**WRITTEN TASK:**
Below is a listing to write out in full, exactly as given, without its pictures.

------------------------------------------------------------------------

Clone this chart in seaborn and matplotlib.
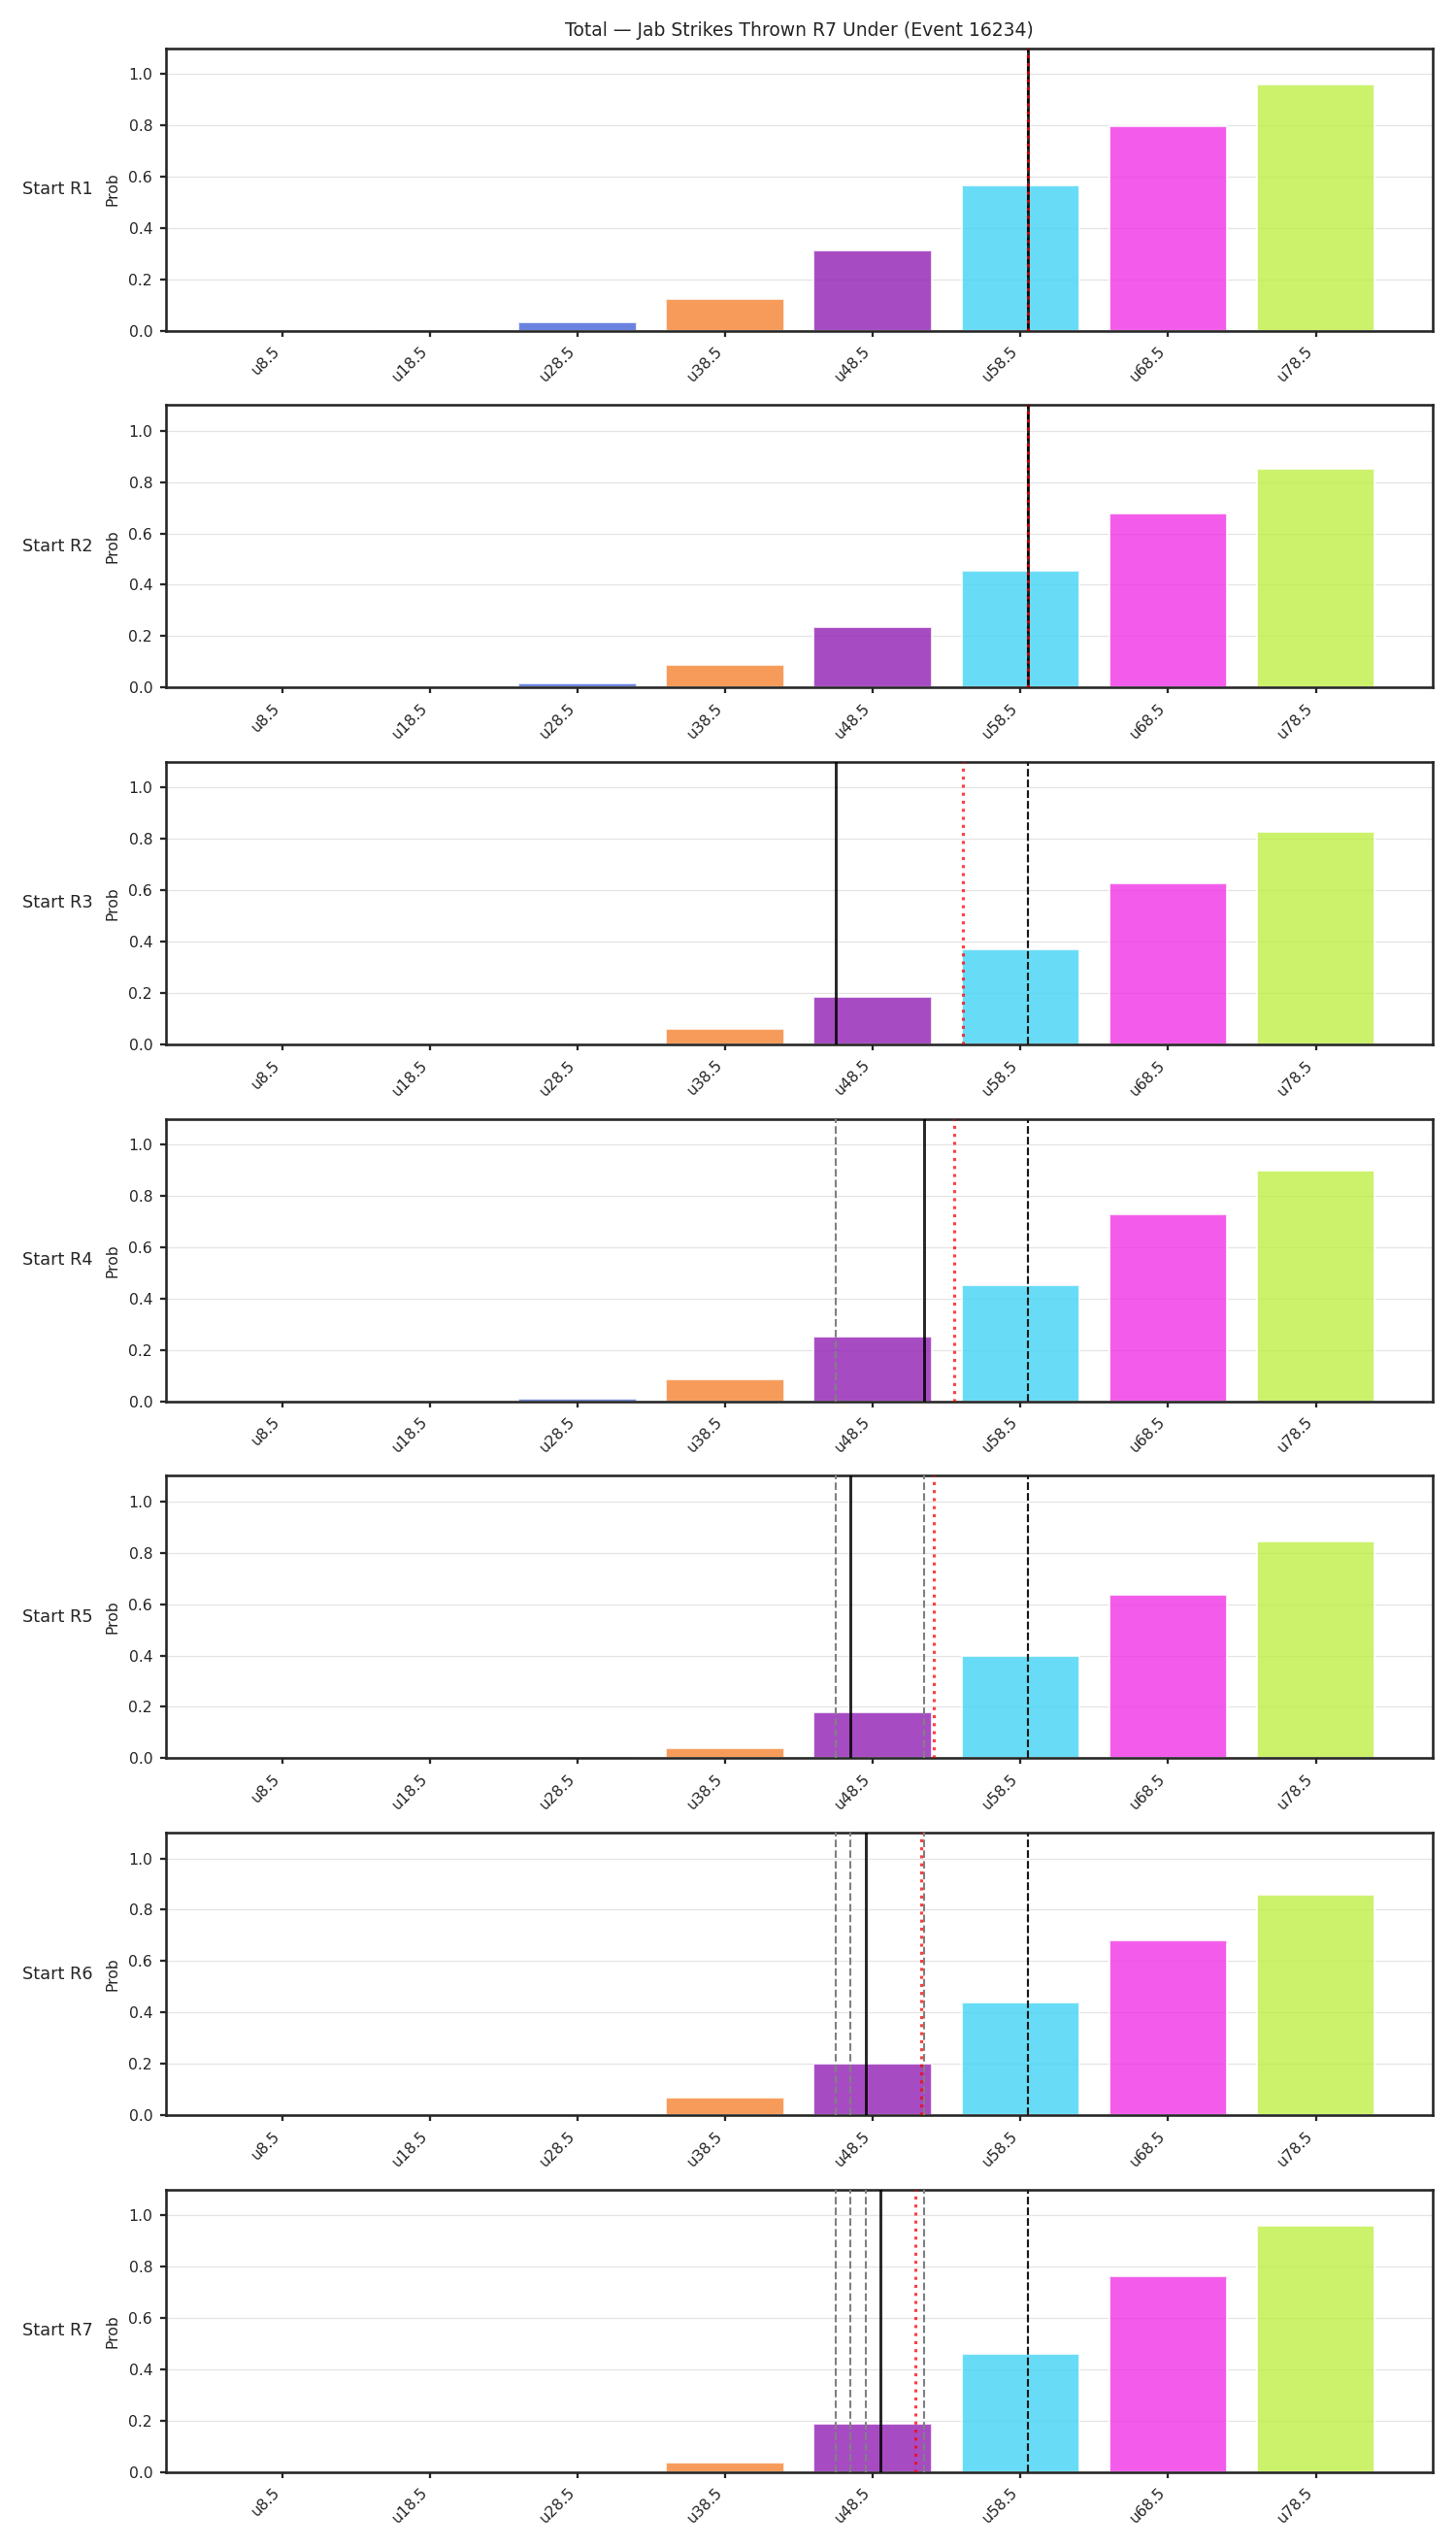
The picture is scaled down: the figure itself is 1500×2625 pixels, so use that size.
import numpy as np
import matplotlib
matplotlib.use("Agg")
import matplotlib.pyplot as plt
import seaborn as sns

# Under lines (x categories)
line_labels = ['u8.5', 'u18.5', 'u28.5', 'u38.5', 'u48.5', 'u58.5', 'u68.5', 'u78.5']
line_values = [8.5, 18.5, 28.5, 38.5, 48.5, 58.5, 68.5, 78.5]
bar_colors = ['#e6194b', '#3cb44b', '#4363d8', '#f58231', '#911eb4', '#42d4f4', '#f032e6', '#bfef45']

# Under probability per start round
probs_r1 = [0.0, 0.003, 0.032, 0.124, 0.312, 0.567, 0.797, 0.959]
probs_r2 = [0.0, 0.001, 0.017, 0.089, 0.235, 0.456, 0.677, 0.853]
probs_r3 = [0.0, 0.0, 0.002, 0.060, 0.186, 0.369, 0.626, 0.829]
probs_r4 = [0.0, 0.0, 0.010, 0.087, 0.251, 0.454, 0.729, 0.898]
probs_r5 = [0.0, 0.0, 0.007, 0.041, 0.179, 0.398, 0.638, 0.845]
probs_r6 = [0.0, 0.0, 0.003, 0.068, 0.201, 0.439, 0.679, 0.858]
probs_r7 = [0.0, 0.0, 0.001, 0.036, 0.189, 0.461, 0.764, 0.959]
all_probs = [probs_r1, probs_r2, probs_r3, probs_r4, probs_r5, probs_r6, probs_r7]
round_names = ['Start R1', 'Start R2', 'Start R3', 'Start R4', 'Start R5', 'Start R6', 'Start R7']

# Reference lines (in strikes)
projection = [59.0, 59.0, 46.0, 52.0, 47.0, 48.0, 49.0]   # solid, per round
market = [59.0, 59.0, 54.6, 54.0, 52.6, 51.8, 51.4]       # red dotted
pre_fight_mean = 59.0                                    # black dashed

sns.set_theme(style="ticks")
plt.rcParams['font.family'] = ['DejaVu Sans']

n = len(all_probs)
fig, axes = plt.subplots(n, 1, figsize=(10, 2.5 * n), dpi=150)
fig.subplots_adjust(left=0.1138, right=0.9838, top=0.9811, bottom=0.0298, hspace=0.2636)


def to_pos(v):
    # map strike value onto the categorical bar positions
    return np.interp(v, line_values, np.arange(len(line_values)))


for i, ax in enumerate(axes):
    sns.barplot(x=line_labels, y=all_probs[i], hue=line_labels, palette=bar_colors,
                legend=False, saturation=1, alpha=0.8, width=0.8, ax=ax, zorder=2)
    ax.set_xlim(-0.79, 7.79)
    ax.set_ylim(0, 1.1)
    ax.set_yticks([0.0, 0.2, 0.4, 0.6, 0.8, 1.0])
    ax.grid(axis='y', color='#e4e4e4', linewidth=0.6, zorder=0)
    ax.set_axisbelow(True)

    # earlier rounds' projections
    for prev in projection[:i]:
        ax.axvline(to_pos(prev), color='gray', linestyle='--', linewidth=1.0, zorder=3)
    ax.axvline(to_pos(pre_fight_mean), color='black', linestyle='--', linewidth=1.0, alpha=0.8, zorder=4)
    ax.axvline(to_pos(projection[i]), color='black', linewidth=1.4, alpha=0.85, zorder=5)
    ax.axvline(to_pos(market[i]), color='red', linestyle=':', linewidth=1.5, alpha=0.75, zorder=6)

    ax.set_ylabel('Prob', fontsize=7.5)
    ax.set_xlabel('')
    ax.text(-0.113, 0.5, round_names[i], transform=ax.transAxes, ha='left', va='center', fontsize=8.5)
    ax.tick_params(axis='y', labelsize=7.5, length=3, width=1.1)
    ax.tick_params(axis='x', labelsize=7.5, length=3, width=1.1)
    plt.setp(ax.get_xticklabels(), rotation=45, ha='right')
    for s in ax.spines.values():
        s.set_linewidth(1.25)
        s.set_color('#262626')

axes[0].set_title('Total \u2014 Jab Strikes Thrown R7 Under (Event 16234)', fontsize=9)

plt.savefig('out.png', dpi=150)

------------------------------------------------------------------------

**TASK ANSWER:**
Clone this chart in seaborn and matplotlib.
The picture is scaled down: the figure itself is 1500×2625 pixels, so use that size.
import numpy as np
import matplotlib
matplotlib.use("Agg")
import matplotlib.pyplot as plt
import seaborn as sns

# Under lines (x categories)
line_labels = ['u8.5', 'u18.5', 'u28.5', 'u38.5', 'u48.5', 'u58.5', 'u68.5', 'u78.5']
line_values = [8.5, 18.5, 28.5, 38.5, 48.5, 58.5, 68.5, 78.5]
bar_colors = ['#e6194b', '#3cb44b', '#4363d8', '#f58231', '#911eb4', '#42d4f4', '#f032e6', '#bfef45']

# Under probability per start round
probs_r1 = [0.0, 0.003, 0.032, 0.124, 0.312, 0.567, 0.797, 0.959]
probs_r2 = [0.0, 0.001, 0.017, 0.089, 0.235, 0.456, 0.677, 0.853]
probs_r3 = [0.0, 0.0, 0.002, 0.060, 0.186, 0.369, 0.626, 0.829]
probs_r4 = [0.0, 0.0, 0.010, 0.087, 0.251, 0.454, 0.729, 0.898]
probs_r5 = [0.0, 0.0, 0.007, 0.041, 0.179, 0.398, 0.638, 0.845]
probs_r6 = [0.0, 0.0, 0.003, 0.068, 0.201, 0.439, 0.679, 0.858]
probs_r7 = [0.0, 0.0, 0.001, 0.036, 0.189, 0.461, 0.764, 0.959]
all_probs = [probs_r1, probs_r2, probs_r3, probs_r4, probs_r5, probs_r6, probs_r7]
round_names = ['Start R1', 'Start R2', 'Start R3', 'Start R4', 'Start R5', 'Start R6', 'Start R7']

# Reference lines (in strikes)
projection = [59.0, 59.0, 46.0, 52.0, 47.0, 48.0, 49.0]   # solid, per round
market = [59.0, 59.0, 54.6, 54.0, 52.6, 51.8, 51.4]       # red dotted
pre_fight_mean = 59.0                                    # black dashed

sns.set_theme(style="ticks")
plt.rcParams['font.family'] = ['DejaVu Sans']

n = len(all_probs)
fig, axes = plt.subplots(n, 1, figsize=(10, 2.5 * n), dpi=150)
fig.subplots_adjust(left=0.1138, right=0.9838, top=0.9811, bottom=0.0298, hspace=0.2636)


def to_pos(v):
    # map strike value onto the categorical bar positions
    return np.interp(v, line_values, np.arange(len(line_values)))


for i, ax in enumerate(axes):
    sns.barplot(x=line_labels, y=all_probs[i], hue=line_labels, palette=bar_colors,
                legend=False, saturation=1, alpha=0.8, width=0.8, ax=ax, zorder=2)
    ax.set_xlim(-0.79, 7.79)
    ax.set_ylim(0, 1.1)
    ax.set_yticks([0.0, 0.2, 0.4, 0.6, 0.8, 1.0])
    ax.grid(axis='y', color='#e4e4e4', linewidth=0.6, zorder=0)
    ax.set_axisbelow(True)

    # earlier rounds' projections
    for prev in projection[:i]:
        ax.axvline(to_pos(prev), color='gray', linestyle='--', linewidth=1.0, zorder=3)
    ax.axvline(to_pos(pre_fight_mean), color='black', linestyle='--', linewidth=1.0, alpha=0.8, zorder=4)
    ax.axvline(to_pos(projection[i]), color='black', linewidth=1.4, alpha=0.85, zorder=5)
    ax.axvline(to_pos(market[i]), color='red', linestyle=':', linewidth=1.5, alpha=0.75, zorder=6)

    ax.set_ylabel('Prob', fontsize=7.5)
    ax.set_xlabel('')
    ax.text(-0.113, 0.5, round_names[i], transform=ax.transAxes, ha='left', va='center', fontsize=8.5)
    ax.tick_params(axis='y', labelsize=7.5, length=3, width=1.1)
    ax.tick_params(axis='x', labelsize=7.5, length=3, width=1.1)
    plt.setp(ax.get_xticklabels(), rotation=45, ha='right')
    for s in ax.spines.values():
        s.set_linewidth(1.25)
        s.set_color('#262626')

axes[0].set_title('Total \u2014 Jab Strikes Thrown R7 Under (Event 16234)', fontsize=9)

plt.savefig('out.png', dpi=150)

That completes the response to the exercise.